*Listing:*
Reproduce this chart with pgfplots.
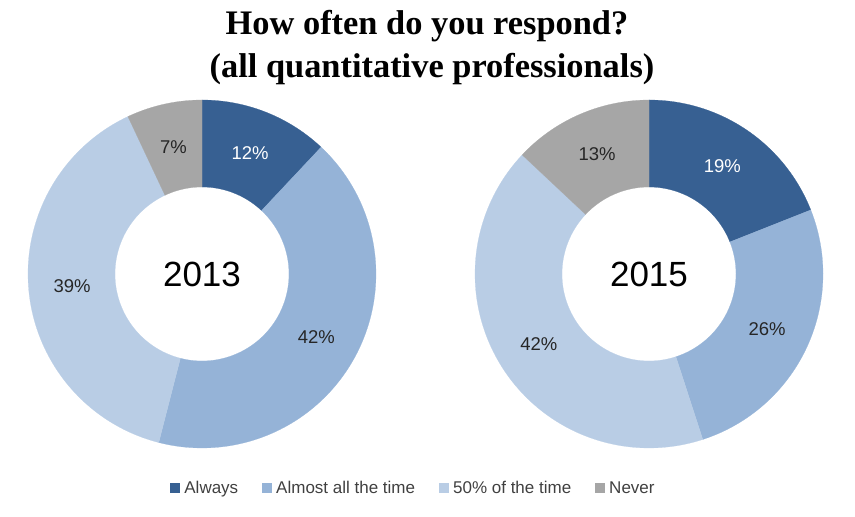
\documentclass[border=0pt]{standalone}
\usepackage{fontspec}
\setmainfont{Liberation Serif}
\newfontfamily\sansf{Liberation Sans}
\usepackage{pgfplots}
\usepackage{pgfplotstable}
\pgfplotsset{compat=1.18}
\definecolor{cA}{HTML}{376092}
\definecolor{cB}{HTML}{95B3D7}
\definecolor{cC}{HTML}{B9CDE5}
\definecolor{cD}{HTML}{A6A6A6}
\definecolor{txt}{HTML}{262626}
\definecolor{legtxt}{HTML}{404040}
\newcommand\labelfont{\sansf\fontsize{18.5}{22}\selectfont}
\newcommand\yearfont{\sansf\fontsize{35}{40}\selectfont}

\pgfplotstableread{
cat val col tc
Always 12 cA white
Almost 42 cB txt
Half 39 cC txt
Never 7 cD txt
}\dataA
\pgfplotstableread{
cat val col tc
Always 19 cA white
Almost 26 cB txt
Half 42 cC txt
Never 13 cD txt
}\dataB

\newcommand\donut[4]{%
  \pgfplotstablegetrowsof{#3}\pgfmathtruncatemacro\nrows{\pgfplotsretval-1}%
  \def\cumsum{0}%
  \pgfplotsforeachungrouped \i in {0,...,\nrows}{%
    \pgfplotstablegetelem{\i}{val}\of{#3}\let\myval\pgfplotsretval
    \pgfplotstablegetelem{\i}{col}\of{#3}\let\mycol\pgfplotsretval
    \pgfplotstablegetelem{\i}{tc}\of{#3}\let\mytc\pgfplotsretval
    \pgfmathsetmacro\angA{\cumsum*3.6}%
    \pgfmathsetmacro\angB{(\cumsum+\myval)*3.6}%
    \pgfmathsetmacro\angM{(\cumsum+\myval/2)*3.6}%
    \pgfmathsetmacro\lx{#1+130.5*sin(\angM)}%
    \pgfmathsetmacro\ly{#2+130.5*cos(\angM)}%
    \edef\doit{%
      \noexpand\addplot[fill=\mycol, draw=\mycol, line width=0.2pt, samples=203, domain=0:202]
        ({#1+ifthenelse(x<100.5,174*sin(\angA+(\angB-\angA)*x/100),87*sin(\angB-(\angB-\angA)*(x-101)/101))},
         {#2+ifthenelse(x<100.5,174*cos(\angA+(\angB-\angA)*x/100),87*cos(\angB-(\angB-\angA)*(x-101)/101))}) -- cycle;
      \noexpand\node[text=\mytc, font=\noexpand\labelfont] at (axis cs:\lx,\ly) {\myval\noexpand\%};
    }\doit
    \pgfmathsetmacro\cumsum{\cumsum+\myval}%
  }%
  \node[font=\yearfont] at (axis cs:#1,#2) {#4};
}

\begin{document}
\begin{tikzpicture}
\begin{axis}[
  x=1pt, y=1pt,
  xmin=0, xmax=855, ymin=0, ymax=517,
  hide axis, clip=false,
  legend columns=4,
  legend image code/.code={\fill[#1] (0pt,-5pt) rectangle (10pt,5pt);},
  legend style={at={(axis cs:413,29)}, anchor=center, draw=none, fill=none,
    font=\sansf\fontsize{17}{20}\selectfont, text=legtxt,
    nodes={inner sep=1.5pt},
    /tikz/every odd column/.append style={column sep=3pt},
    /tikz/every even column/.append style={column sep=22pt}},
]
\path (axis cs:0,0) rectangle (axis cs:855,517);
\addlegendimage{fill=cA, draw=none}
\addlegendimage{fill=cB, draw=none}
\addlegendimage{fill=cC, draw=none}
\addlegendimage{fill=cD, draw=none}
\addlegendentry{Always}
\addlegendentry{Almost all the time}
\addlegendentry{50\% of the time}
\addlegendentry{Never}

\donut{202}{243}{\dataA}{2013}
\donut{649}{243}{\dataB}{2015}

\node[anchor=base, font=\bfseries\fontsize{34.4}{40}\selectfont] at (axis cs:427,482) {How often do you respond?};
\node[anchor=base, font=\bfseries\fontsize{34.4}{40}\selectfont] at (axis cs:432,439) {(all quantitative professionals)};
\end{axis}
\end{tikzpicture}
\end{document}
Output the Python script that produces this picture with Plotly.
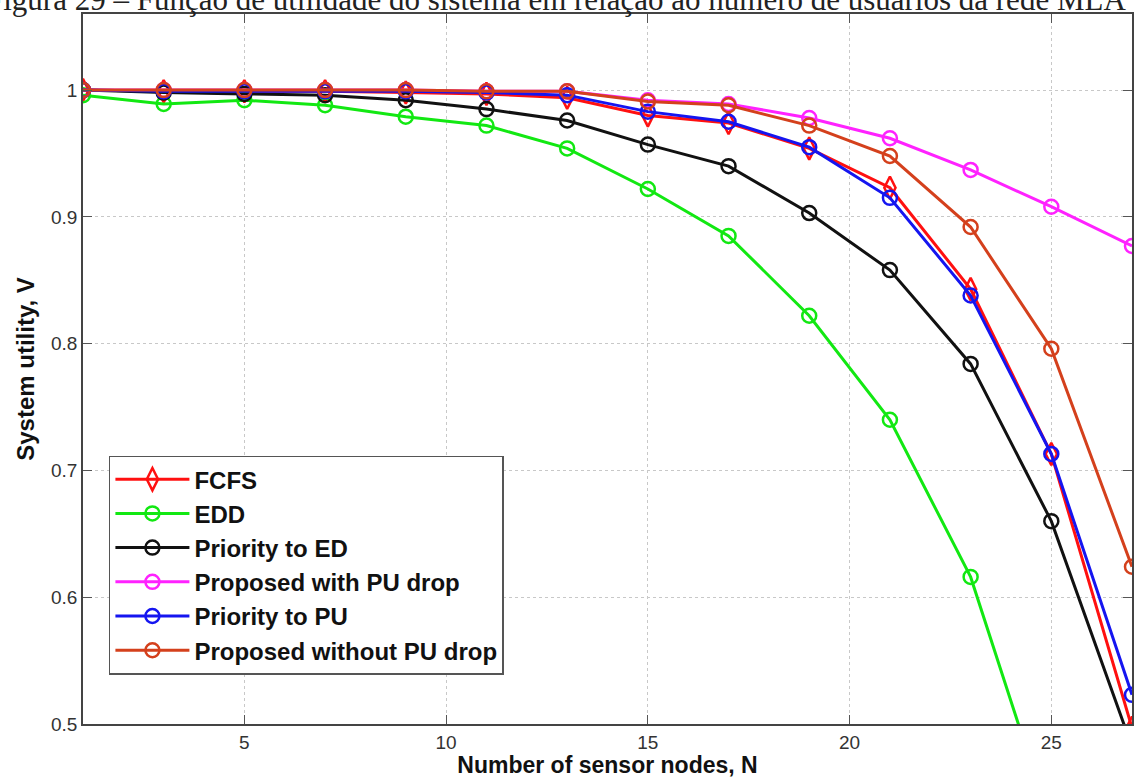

*Instructions for the task:* Using the material above, set down every line exactly, but skip the pictures.

*Exercise answer:*
Reproduce this chart with pgfplots.
\documentclass[border=0pt]{standalone}
\usepackage{fontspec}
\setmainfont{Liberation Serif}
\newfontfamily\sansf{Liberation Sans}
\usepackage{pgfplots}
\usepackage{pgfplotstable}
\pgfplotsset{compat=1.18}
\definecolor{cA}{HTML}{376092}
\definecolor{cB}{HTML}{95B3D7}
\definecolor{cC}{HTML}{B9CDE5}
\definecolor{cD}{HTML}{A6A6A6}
\definecolor{txt}{HTML}{262626}
\definecolor{legtxt}{HTML}{404040}
\newcommand\labelfont{\sansf\fontsize{18.5}{22}\selectfont}
\newcommand\yearfont{\sansf\fontsize{35}{40}\selectfont}

\pgfplotstableread{
cat val col tc
Always 12 cA white
Almost 42 cB txt
Half 39 cC txt
Never 7 cD txt
}\dataA
\pgfplotstableread{
cat val col tc
Always 19 cA white
Almost 26 cB txt
Half 42 cC txt
Never 13 cD txt
}\dataB

\newcommand\donut[4]{%
  \pgfplotstablegetrowsof{#3}\pgfmathtruncatemacro\nrows{\pgfplotsretval-1}%
  \def\cumsum{0}%
  \pgfplotsforeachungrouped \i in {0,...,\nrows}{%
    \pgfplotstablegetelem{\i}{val}\of{#3}\let\myval\pgfplotsretval
    \pgfplotstablegetelem{\i}{col}\of{#3}\let\mycol\pgfplotsretval
    \pgfplotstablegetelem{\i}{tc}\of{#3}\let\mytc\pgfplotsretval
    \pgfmathsetmacro\angA{\cumsum*3.6}%
    \pgfmathsetmacro\angB{(\cumsum+\myval)*3.6}%
    \pgfmathsetmacro\angM{(\cumsum+\myval/2)*3.6}%
    \pgfmathsetmacro\lx{#1+130.5*sin(\angM)}%
    \pgfmathsetmacro\ly{#2+130.5*cos(\angM)}%
    \edef\doit{%
      \noexpand\addplot[fill=\mycol, draw=\mycol, line width=0.2pt, samples=203, domain=0:202]
        ({#1+ifthenelse(x<100.5,174*sin(\angA+(\angB-\angA)*x/100),87*sin(\angB-(\angB-\angA)*(x-101)/101))},
         {#2+ifthenelse(x<100.5,174*cos(\angA+(\angB-\angA)*x/100),87*cos(\angB-(\angB-\angA)*(x-101)/101))}) -- cycle;
      \noexpand\node[text=\mytc, font=\noexpand\labelfont] at (axis cs:\lx,\ly) {\myval\noexpand\%};
    }\doit
    \pgfmathsetmacro\cumsum{\cumsum+\myval}%
  }%
  \node[font=\yearfont] at (axis cs:#1,#2) {#4};
}

\begin{document}
\begin{tikzpicture}
\begin{axis}[
  x=1pt, y=1pt,
  xmin=0, xmax=855, ymin=0, ymax=517,
  hide axis, clip=false,
  legend columns=4,
  legend image code/.code={\fill[#1] (0pt,-5pt) rectangle (10pt,5pt);},
  legend style={at={(axis cs:413,29)}, anchor=center, draw=none, fill=none,
    font=\sansf\fontsize{17}{20}\selectfont, text=legtxt,
    nodes={inner sep=1.5pt},
    /tikz/every odd column/.append style={column sep=3pt},
    /tikz/every even column/.append style={column sep=22pt}},
]
\path (axis cs:0,0) rectangle (axis cs:855,517);
\addlegendimage{fill=cA, draw=none}
\addlegendimage{fill=cB, draw=none}
\addlegendimage{fill=cC, draw=none}
\addlegendimage{fill=cD, draw=none}
\addlegendentry{Always}
\addlegendentry{Almost all the time}
\addlegendentry{50\% of the time}
\addlegendentry{Never}

\donut{202}{243}{\dataA}{2013}
\donut{649}{243}{\dataB}{2015}

\node[anchor=base, font=\bfseries\fontsize{34.4}{40}\selectfont] at (axis cs:427,482) {How often do you respond?};
\node[anchor=base, font=\bfseries\fontsize{34.4}{40}\selectfont] at (axis cs:432,439) {(all quantitative professionals)};
\end{axis}
\end{tikzpicture}
\end{document}
Output the Python script that produces this picture with Plotly.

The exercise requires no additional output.